Given data =>
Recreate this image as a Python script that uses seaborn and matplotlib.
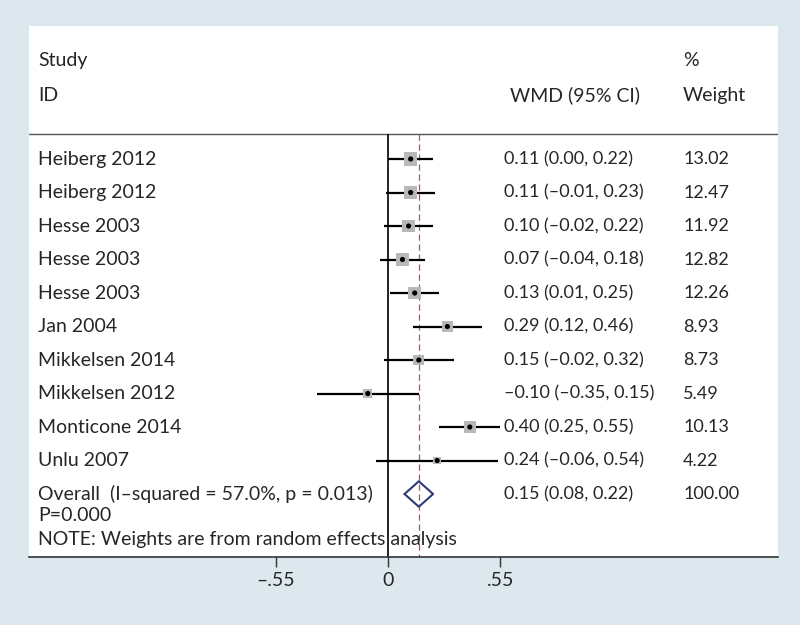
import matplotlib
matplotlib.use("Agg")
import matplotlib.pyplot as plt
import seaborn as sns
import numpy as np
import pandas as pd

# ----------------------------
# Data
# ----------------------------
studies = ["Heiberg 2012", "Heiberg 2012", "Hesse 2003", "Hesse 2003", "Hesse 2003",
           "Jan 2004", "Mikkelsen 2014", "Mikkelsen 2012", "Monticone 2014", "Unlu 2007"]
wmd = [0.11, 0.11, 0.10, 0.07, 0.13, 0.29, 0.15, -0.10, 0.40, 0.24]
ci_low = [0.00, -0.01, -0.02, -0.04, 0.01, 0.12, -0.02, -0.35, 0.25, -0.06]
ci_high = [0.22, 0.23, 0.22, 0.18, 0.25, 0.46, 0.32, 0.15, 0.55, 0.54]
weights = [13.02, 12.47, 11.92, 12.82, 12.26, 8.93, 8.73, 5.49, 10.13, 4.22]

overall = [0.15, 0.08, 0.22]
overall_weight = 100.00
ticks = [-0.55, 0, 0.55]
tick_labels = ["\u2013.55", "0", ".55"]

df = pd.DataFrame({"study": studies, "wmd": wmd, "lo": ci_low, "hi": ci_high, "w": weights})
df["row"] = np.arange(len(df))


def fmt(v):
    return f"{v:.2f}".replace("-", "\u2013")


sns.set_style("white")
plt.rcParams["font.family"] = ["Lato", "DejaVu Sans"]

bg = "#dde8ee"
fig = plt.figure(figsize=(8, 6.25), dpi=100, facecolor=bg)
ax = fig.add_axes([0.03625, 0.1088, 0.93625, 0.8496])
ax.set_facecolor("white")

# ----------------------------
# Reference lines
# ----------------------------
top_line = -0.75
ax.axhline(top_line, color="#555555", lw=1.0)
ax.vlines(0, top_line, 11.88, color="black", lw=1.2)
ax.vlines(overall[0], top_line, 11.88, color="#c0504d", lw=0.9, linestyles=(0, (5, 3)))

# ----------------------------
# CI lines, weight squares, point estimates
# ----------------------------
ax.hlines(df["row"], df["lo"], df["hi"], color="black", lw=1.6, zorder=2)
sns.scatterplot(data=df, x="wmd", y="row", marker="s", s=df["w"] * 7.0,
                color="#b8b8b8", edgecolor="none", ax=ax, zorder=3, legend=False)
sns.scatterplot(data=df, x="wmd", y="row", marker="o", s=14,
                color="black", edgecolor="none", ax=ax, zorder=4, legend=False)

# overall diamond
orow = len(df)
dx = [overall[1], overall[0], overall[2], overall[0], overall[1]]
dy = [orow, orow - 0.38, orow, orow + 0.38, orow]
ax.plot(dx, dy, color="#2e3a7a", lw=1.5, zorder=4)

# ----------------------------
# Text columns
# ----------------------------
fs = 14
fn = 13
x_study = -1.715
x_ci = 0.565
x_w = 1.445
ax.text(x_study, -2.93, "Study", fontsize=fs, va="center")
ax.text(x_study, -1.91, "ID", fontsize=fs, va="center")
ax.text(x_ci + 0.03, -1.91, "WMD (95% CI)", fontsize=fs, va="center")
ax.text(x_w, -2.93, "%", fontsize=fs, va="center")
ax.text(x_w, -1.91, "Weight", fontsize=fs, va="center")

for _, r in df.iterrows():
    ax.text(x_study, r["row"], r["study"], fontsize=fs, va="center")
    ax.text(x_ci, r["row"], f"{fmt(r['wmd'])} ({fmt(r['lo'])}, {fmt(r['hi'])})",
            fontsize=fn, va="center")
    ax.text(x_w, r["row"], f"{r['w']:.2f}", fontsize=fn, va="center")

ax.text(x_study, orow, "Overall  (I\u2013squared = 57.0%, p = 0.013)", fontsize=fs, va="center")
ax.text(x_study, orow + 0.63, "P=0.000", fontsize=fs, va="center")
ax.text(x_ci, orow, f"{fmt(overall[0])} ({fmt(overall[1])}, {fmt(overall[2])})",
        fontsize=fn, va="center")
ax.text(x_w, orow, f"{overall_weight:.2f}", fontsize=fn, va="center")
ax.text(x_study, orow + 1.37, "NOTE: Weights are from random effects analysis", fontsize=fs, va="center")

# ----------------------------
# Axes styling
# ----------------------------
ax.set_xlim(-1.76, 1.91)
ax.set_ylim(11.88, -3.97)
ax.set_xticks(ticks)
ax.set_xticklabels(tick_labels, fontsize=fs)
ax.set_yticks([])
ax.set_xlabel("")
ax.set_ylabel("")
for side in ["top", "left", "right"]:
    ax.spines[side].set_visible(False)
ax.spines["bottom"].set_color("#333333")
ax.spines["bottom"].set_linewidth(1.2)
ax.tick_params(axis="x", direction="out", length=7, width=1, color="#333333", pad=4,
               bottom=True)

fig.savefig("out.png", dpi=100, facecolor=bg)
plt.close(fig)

Short task =>
Quote the material exactly. Pictures stay out.

Response for this exercise =>
Recreate this image as a Python script that uses seaborn and matplotlib.
import matplotlib
matplotlib.use("Agg")
import matplotlib.pyplot as plt
import seaborn as sns
import numpy as np
import pandas as pd

# ----------------------------
# Data
# ----------------------------
studies = ["Heiberg 2012", "Heiberg 2012", "Hesse 2003", "Hesse 2003", "Hesse 2003",
           "Jan 2004", "Mikkelsen 2014", "Mikkelsen 2012", "Monticone 2014", "Unlu 2007"]
wmd = [0.11, 0.11, 0.10, 0.07, 0.13, 0.29, 0.15, -0.10, 0.40, 0.24]
ci_low = [0.00, -0.01, -0.02, -0.04, 0.01, 0.12, -0.02, -0.35, 0.25, -0.06]
ci_high = [0.22, 0.23, 0.22, 0.18, 0.25, 0.46, 0.32, 0.15, 0.55, 0.54]
weights = [13.02, 12.47, 11.92, 12.82, 12.26, 8.93, 8.73, 5.49, 10.13, 4.22]

overall = [0.15, 0.08, 0.22]
overall_weight = 100.00
ticks = [-0.55, 0, 0.55]
tick_labels = ["\u2013.55", "0", ".55"]

df = pd.DataFrame({"study": studies, "wmd": wmd, "lo": ci_low, "hi": ci_high, "w": weights})
df["row"] = np.arange(len(df))


def fmt(v):
    return f"{v:.2f}".replace("-", "\u2013")


sns.set_style("white")
plt.rcParams["font.family"] = ["Lato", "DejaVu Sans"]

bg = "#dde8ee"
fig = plt.figure(figsize=(8, 6.25), dpi=100, facecolor=bg)
ax = fig.add_axes([0.03625, 0.1088, 0.93625, 0.8496])
ax.set_facecolor("white")

# ----------------------------
# Reference lines
# ----------------------------
top_line = -0.75
ax.axhline(top_line, color="#555555", lw=1.0)
ax.vlines(0, top_line, 11.88, color="black", lw=1.2)
ax.vlines(overall[0], top_line, 11.88, color="#c0504d", lw=0.9, linestyles=(0, (5, 3)))

# ----------------------------
# CI lines, weight squares, point estimates
# ----------------------------
ax.hlines(df["row"], df["lo"], df["hi"], color="black", lw=1.6, zorder=2)
sns.scatterplot(data=df, x="wmd", y="row", marker="s", s=df["w"] * 7.0,
                color="#b8b8b8", edgecolor="none", ax=ax, zorder=3, legend=False)
sns.scatterplot(data=df, x="wmd", y="row", marker="o", s=14,
                color="black", edgecolor="none", ax=ax, zorder=4, legend=False)

# overall diamond
orow = len(df)
dx = [overall[1], overall[0], overall[2], overall[0], overall[1]]
dy = [orow, orow - 0.38, orow, orow + 0.38, orow]
ax.plot(dx, dy, color="#2e3a7a", lw=1.5, zorder=4)

# ----------------------------
# Text columns
# ----------------------------
fs = 14
fn = 13
x_study = -1.715
x_ci = 0.565
x_w = 1.445
ax.text(x_study, -2.93, "Study", fontsize=fs, va="center")
ax.text(x_study, -1.91, "ID", fontsize=fs, va="center")
ax.text(x_ci + 0.03, -1.91, "WMD (95% CI)", fontsize=fs, va="center")
ax.text(x_w, -2.93, "%", fontsize=fs, va="center")
ax.text(x_w, -1.91, "Weight", fontsize=fs, va="center")

for _, r in df.iterrows():
    ax.text(x_study, r["row"], r["study"], fontsize=fs, va="center")
    ax.text(x_ci, r["row"], f"{fmt(r['wmd'])} ({fmt(r['lo'])}, {fmt(r['hi'])})",
            fontsize=fn, va="center")
    ax.text(x_w, r["row"], f"{r['w']:.2f}", fontsize=fn, va="center")

ax.text(x_study, orow, "Overall  (I\u2013squared = 57.0%, p = 0.013)", fontsize=fs, va="center")
ax.text(x_study, orow + 0.63, "P=0.000", fontsize=fs, va="center")
ax.text(x_ci, orow, f"{fmt(overall[0])} ({fmt(overall[1])}, {fmt(overall[2])})",
        fontsize=fn, va="center")
ax.text(x_w, orow, f"{overall_weight:.2f}", fontsize=fn, va="center")
ax.text(x_study, orow + 1.37, "NOTE: Weights are from random effects analysis", fontsize=fs, va="center")

# ----------------------------
# Axes styling
# ----------------------------
ax.set_xlim(-1.76, 1.91)
ax.set_ylim(11.88, -3.97)
ax.set_xticks(ticks)
ax.set_xticklabels(tick_labels, fontsize=fs)
ax.set_yticks([])
ax.set_xlabel("")
ax.set_ylabel("")
for side in ["top", "left", "right"]:
    ax.spines[side].set_visible(False)
ax.spines["bottom"].set_color("#333333")
ax.spines["bottom"].set_linewidth(1.2)
ax.tick_params(axis="x", direction="out", length=7, width=1, color="#333333", pad=4,
               bottom=True)

fig.savefig("out.png", dpi=100, facecolor=bg)
plt.close(fig)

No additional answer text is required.